Nick Sundich, July 11, 2025
If you’re looking for a stock that’ll make you a fortune, SDI (ASX:SDI) might not be the best one for you. But if you just want a stock that has little downside risk, it might be more appropriate – but we can only say might.
Given the record of dental stocks on the ASX, you might think it is a blessing that it has been around along that it has given the saga at Smiles Inclusive, how 1300 Smiles was underrated for years before being taken over and the saga around Pacific Smiles’ takeover has not completed. SDI is worth just under $100m and a P/E of >9x. This may scream ‘buy’, but we’d say not so fast.
It is true, that there might be exciting times ahead of the company, but it is not a guarantee. Yes, nothing is ever a guarantee in the business world, but it may take more than its latest product to gain the attention of investors.
SDI: A dental equipment maker
SDI stands for Southern Dental Industries, but the company is just known as SDI today. It sells dental consumables and products in over 100 countries and has done so for over 50 years. The company’s products include adhesives, alloys, amalgams…essentially restorative dental materials. While investors arguably haven’t taken notice, export awarders have – the company has won the Victorian Export Award for International Health for the last 3 years in a row and won the federal award once in that time span.
It was founded by Jeffery Cheetham in Melbourne, and the company is led today by his daughter Samantha, still in Victoria’s capital. The company is currently working on a new site which it hopes to move into by the end of 2027. It is truly an international company with only 33% of sales in Australia, 22% in North America, 37.2% in Europe and 7.9% in Brazil.
FY24 was a great year for the company with record revenue of $111.2m, a $11.4m underlying profit and a 62.1% gross profit margin. Its $111.4m revenue figure was only $4.3m higher than a year ago, but 65% ahead of 4 years ago.
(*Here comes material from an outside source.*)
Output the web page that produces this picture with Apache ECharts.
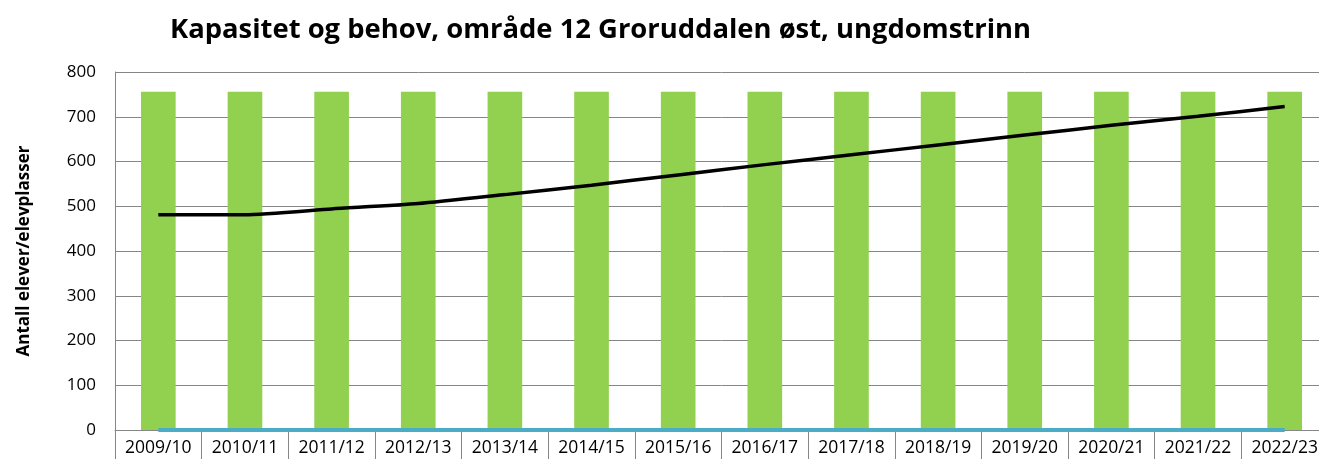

In that year, SDI laid the foundations for the future with the company beginning work on its new site which will be 50% bigger and deliver over $200m in sales capacity. Major building works are expected to commence in 2025.
Is it exciting after all?
Investors have only sent the company up 20% in 5 years and 10% in the last year. It has been a lot more volatile in the last year, gaining over 50% in the first half of FY25, only to collapse 30% in the first couple of months of the year but lag since. Its half yearly results (foreshadowed in a trading update right at the start of CY25) disappointed with sales retreating 1% and EBITDA by 4%. Trump’s tariffs didn’t help the company’d cause either.
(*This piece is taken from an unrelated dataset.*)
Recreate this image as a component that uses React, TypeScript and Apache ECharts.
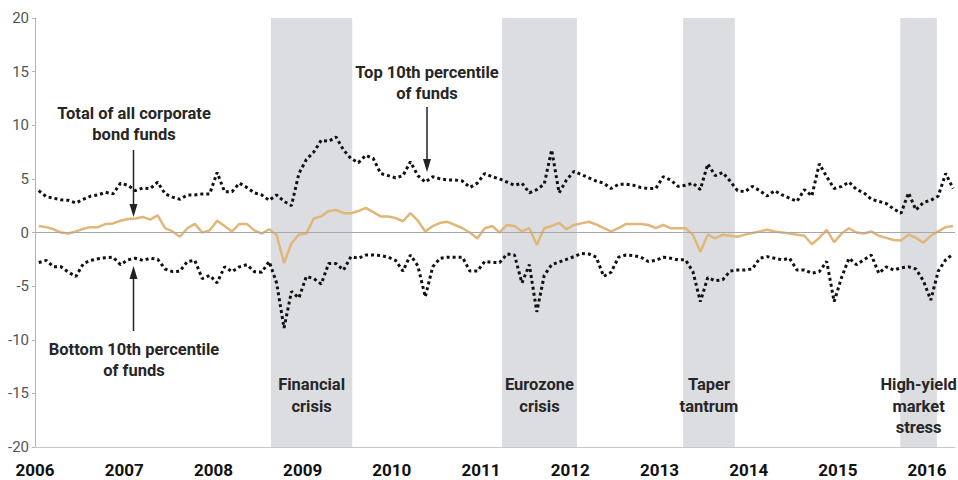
import React, { useEffect, useRef } from 'react';
import * as echarts from 'echarts';

// Monthly data, Jan 2006 – Apr 2016 (plotted at mid-month)
const START_YEAR = 2006;
const X_MIN = 2006;
const X_MAX = 2016.313;

const top10: number[] = [
  3.9, 3.35, 3.2, 3.05, 3.0, 2.75, 3.1, 3.4, 3.5, 3.75, 3.6, 4.6,
  4.4, 3.9, 4.15, 4.1, 4.7, 3.6, 3.3, 3.1, 3.5, 3.5, 3.6, 3.6,
  5.6, 3.8, 3.8, 4.6, 4.2, 3.7, 3.5, 3.0, 3.5, 2.9, 2.5, 5.5,
  6.8, 7.5, 8.6, 8.5, 8.9, 7.7, 6.9, 6.5, 7.2, 6.9, 5.5, 5.3,
  5.1, 5.3, 6.6, 5.3, 4.7, 5.2, 5.0, 4.9, 4.9, 4.8, 4.2, 4.6,
  5.5, 5.2, 5.0, 4.7, 4.4, 4.6, 3.7, 4.0, 4.5, 7.7, 3.7, 4.9,
  5.7, 5.4, 5.1, 4.8, 4.6, 4.1, 4.5, 4.5, 4.4, 4.2, 4.1, 4.1,
  5.2, 4.9, 4.3, 4.4, 4.6, 4.0, 6.4, 5.3, 5.6, 4.8, 3.9, 3.8,
  4.3, 3.9, 3.4, 3.9, 3.5, 3.2, 2.9, 4.0, 3.4, 6.4, 5.2, 4.1,
  4.3, 4.7, 4.0, 3.7, 3.1, 2.9, 2.7, 2.2, 1.8, 3.7, 2.1, 2.8,
  3.0, 3.4, 5.5, 4.1,
];

const total: number[] = [
  0.6, 0.5, 0.3, 0.0, -0.1, 0.1, 0.35, 0.5, 0.5, 0.8, 0.85, 1.1,
  1.25, 1.3, 1.45, 1.2, 1.6, 0.4, 0.1, -0.4, 0.4, 0.8, 0.0, 0.2,
  1.1, 0.6, 0.1, 0.8, 0.8, 0.2, -0.1, 0.3, -0.2, -2.85, -1.0, -0.2,
  -0.1, 1.3, 1.5, 2.0, 2.1, 1.8, 1.8, 2.0, 2.3, 1.9, 1.5, 1.5,
  1.35, 1.05, 1.8, 1.1, 0.1, 0.6, 0.9, 1.0, 0.7, 0.4, 0.0, -0.55,
  0.4, 0.6, 0.0, 0.7, 0.6, 0.1, 0.4, -1.15, 0.4, 0.6, 0.9, 0.3,
  0.7, 0.85, 1.0, 0.75, 0.4, 0.1, 0.4, 0.8, 0.8, 0.8, 0.7, 0.4,
  0.7, 0.4, 0.4, 0.4, -0.2, -1.8, -0.2, -0.55, -0.2, -0.3, -0.4, -0.2,
  -0.05, 0.1, 0.25, 0.1, 0.0, -0.1, -0.2, -0.3, -1.1, -0.5, 0.25, -0.9,
  -0.1, 0.4, 0.0, -0.1, 0.1, -0.3, -0.5, -0.7, -0.75, -0.2, -0.5, -0.95,
  -0.3, 0.1, 0.5, 0.6,
];

const bottom10: number[] = [
  -2.8, -2.6, -3.2, -3.2, -3.7, -4.1, -2.9, -2.6, -2.45, -2.35, -2.3, -3.0,
  -2.55, -2.4, -2.6, -2.4, -2.5, -3.4, -3.65, -3.6, -2.7, -2.6, -4.3, -4.0,
  -4.7, -3.2, -3.65, -3.2, -3.0, -3.65, -3.7, -2.7, -4.7, -8.9, -5.5, -6.1,
  -4.1, -4.3, -4.8, -2.9, -2.9, -3.5, -2.25, -2.4, -2.1, -2.1, -2.15, -2.3,
  -2.6, -3.6, -2.1, -3.1, -6.0, -3.2, -2.4, -2.3, -2.3, -2.3, -3.6, -3.6,
  -2.7, -2.8, -2.8, -2.0, -2.1, -4.7, -3.0, -7.4, -4.0, -3.0, -2.75, -2.5,
  -2.25, -1.95, -2.0, -2.3, -4.1, -3.7, -2.3, -2.1, -2.15, -2.3, -2.7, -2.6,
  -2.3, -2.4, -2.55, -2.55, -3.65, -6.45, -4.2, -4.5, -4.4, -3.6, -3.5, -3.5,
  -3.4, -2.4, -2.25, -2.4, -2.55, -2.4, -3.5, -3.5, -3.8, -3.65, -2.7, -6.45,
  -4.2, -2.4, -3.0, -2.55, -2.1, -3.8, -3.2, -3.5, -3.3, -3.2, -3.4, -4.5,
  -6.3, -3.6, -2.55, -2.0,
];

const eventNames = ['Financial\ncrisis', 'Eurozone\ncrisis', 'Taper\ntantrum', 'High-yield\nmarket\nstress'];
const eventStart = [2008.645, 2011.235, 2013.265, 2015.7];
const eventEnd = [2009.556, 2012.075, 2013.845, 2016.11];

const FONT = 'Roboto, "Liberation Sans", sans-serif';
const TEXT_COLOR = '#262626';
const ANN_FONT = `bold 16.5px ${FONT}`;

const toPoints = (arr: number[]) => arr.map((v, i) => [START_YEAR + (i + 0.5) / 12, v]);

function arrow(x: number, yStart: number, yTip: number) {
  const dir = yTip > yStart ? 1 : -1;
  const headLen = 13;
  return {
    type: 'group',
    silent: true,
    z: 100,
    children: [
      {
        type: 'line',
        z: 100,
        shape: { x1: x, y1: yStart, x2: x, y2: yTip - dir * (headLen - 2) },
        style: { stroke: '#222', lineWidth: 1.5 },
      },
      {
        type: 'polygon',
        z: 100,
        shape: { points: [[x - 4, yTip - dir * headLen], [x + 4, yTip - dir * headLen], [x, yTip]] },
        style: { fill: '#222' },
      },
    ],
  };
}

function annText(text: string, x: number, y: number) {
  return {
    type: 'text',
    silent: true,
    z: 100,
    x,
    y,
    style: {
      text,
      fill: TEXT_COLOR,
      font: ANN_FONT,
      align: 'center',
      verticalAlign: 'middle',
      lineHeight: 21,
    },
  };
}

export default function App() {
  const ref = useRef<HTMLDivElement>(null);

  useEffect(() => {
    if (!ref.current) return;
    const chart = echarts.init(ref.current, undefined, { renderer: 'svg' });

    const option: any = {
      animation: false,
      grid: { left: 35, right: 0, top: 18, bottom: 33, containLabel: false },
      xAxis: {
        type: 'value',
        min: X_MIN,
        max: X_MAX,
        interval: 1,
        axisLine: { show: true, onZero: false, lineStyle: { color: '#c8c8c8', width: 1 } },
        axisTick: { show: false },
        splitLine: { show: false },
        axisLabel: {
          formatter: (v: number) => (Math.abs(v - Math.round(v)) < 1e-6 ? String(Math.round(v)) : ''),
          color: '#111',
          fontWeight: 'bold',
          fontSize: 17,
          fontFamily: FONT,
          margin: 14,
          showMinLabel: true,
        },
      },
      yAxis: {
        type: 'value',
        min: -20,
        max: 20,
        interval: 5,
        axisLine: { show: true, lineStyle: { color: '#b5b5b5', width: 1 } },
        axisTick: { show: true, length: 3, lineStyle: { color: '#b5b5b5' } },
        splitLine: { show: false },
        axisLabel: { color: '#555', fontSize: 15, fontFamily: FONT, margin: 6 },
      },
      series: [
        {
          type: 'line',
          data: [],
          z: 1,
          silent: true,
          markArea: {
            silent: true,
            itemStyle: { color: '#dcdde0' },
            label: { show: false },
            data: eventStart.map((s, k) => [{ xAxis: s, yAxis: 20 }, { xAxis: eventEnd[k], yAxis: -20 }]),
          },
          markLine: {
            silent: true,
            symbol: 'none',
            label: { show: false },
            lineStyle: { color: '#a8a8a8', width: 1, type: 'solid' },
            data: [{ yAxis: 0 }],
          },
        },
        {
          name: 'Top 10th percentile of funds',
          type: 'line',
          data: toPoints(top10),
          showSymbol: false,
          z: 3,
          lineStyle: { color: '#111', width: 3, type: [3, 3], cap: 'butt' },
        },
        {
          name: 'Total of all corporate bond funds',
          type: 'line',
          data: toPoints(total),
          showSymbol: false,
          z: 4,
          lineStyle: { color: '#e0b778', width: 2.5 },
        },
        {
          name: 'Bottom 10th percentile of funds',
          type: 'line',
          data: toPoints(bottom10),
          showSymbol: false,
          z: 3,
          lineStyle: { color: '#111', width: 3, type: [3, 3], cap: 'butt' },
        },
      ],
    };
    chart.setOption(option);

    const eventLabels = eventNames.map((name, k) => {
      const cx = chart.convertToPixel({ xAxisIndex: 0 }, (eventStart[k] + eventEnd[k]) / 2) as number;
      return {
        type: 'text',
        silent: true,
        z: 100,
        x: cx,
        y: 374,
        style: {
          text: name,
          fill: TEXT_COLOR,
          font: ANN_FONT,
          align: 'center',
          verticalAlign: 'top',
          lineHeight: 21.5,
        },
      };
    });

    chart.setOption({
      graphic: [
        annText('Total of all corporate\nbond funds', 134, 124),
        arrow(133.5, 150, 217),
        annText('Top 10th percentile\nof funds', 427, 83),
        arrow(427, 107, 172),
        annText('Bottom 10th percentile\nof funds', 134, 360),
        arrow(133.5, 331, 266),
        ...eventLabels,
      ],
    });

    return () => chart.dispose();
  }, []);

  return (
    <div
      ref={ref}
      style={{ position: 'fixed', left: 0, top: 0, width: 958, height: 480, background: '#fff' }}
    />
  );
}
But it is not all bleak. We already mentioned the company’s warehousing that is on track. And you notice we mentioned above that it is launching a new product. We’re talking about Stela, a replacement for amalgam jobs and back fillings. It delivers a better natural tooth colour and strength, doing so in a more environmentally friendly way.
Stela has been approved in Australia, the USA, the EU Brazil. SDI reports that it was SDI’s ‘most successful product launch to date’, but has not given specific figures. Perhaps this is what investors need to get excited about the company.
Conclusion
SDI is not going to go bust, at least not anytime soon. But will it grow? Perhaps not in a way that companies that discovered new drugs like Telix and Neuren have. But if it returns to growth, then it could be a slow and steady growth machine for investors over the next 3-5 years. We do think the company needs to improve its IR efforts and perhaps provide specific Stela figures. If it can do this, SDI may not fly under the radar for too much longer.